I am very worried I may burst into tears as I write this post.
This month I go back to work. On the 26th August I shall be returning to my full time paid job.
I am really dreading it.
I love my job though! It is very challenging at times but I get to meet such a variety of people and travel along a difficult journey with them at times.
I am going to miss my baby so much.
It also makes me sad that someone else is probably going to see all his firsts before us now.
Baby M will be going to nursery 4 days a week. We don’t have family nearby so that option is out. We looked and visited childminders but we got a really good feeling from the nursery he is going to. I think that nursery will give him the opportunity to socialise with other children and I think he will learn so much.

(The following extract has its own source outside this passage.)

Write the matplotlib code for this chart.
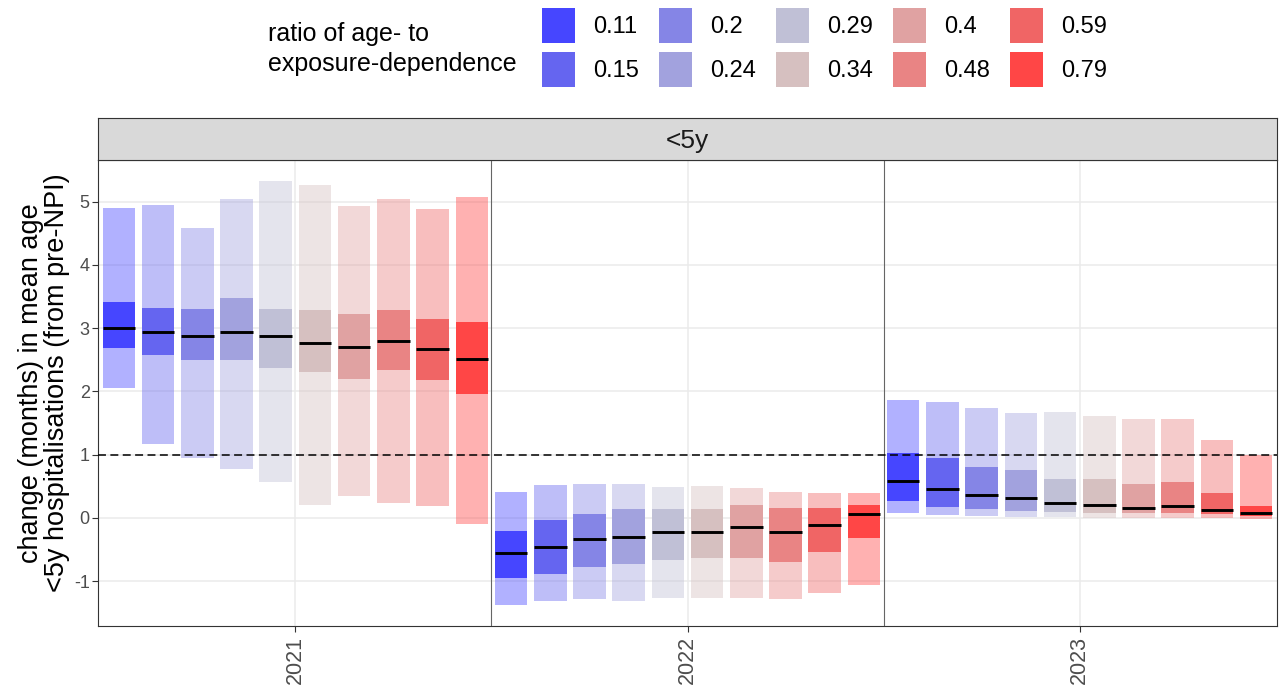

I still don’t want to leave him there though.
I have been thinking a lot lately about whether I could be a stay at home mum. We couldn’t afford to lose my wage as I am the bigger wage earner so I would have to be a work at home mum. With my skills though what job would that be?? I would love to be a work at home mum but I don’t know what I would do.
I have to return to work for 3 months due to my maternity pay. Maybe after those 3 months I will feel different, maybe things are worse in my head than they will be. My work have been great and agreed to my family friendly hours request which is such a relief.
How did other mums find going back to work? Are you a work at home mum? Are you a stay at home mum?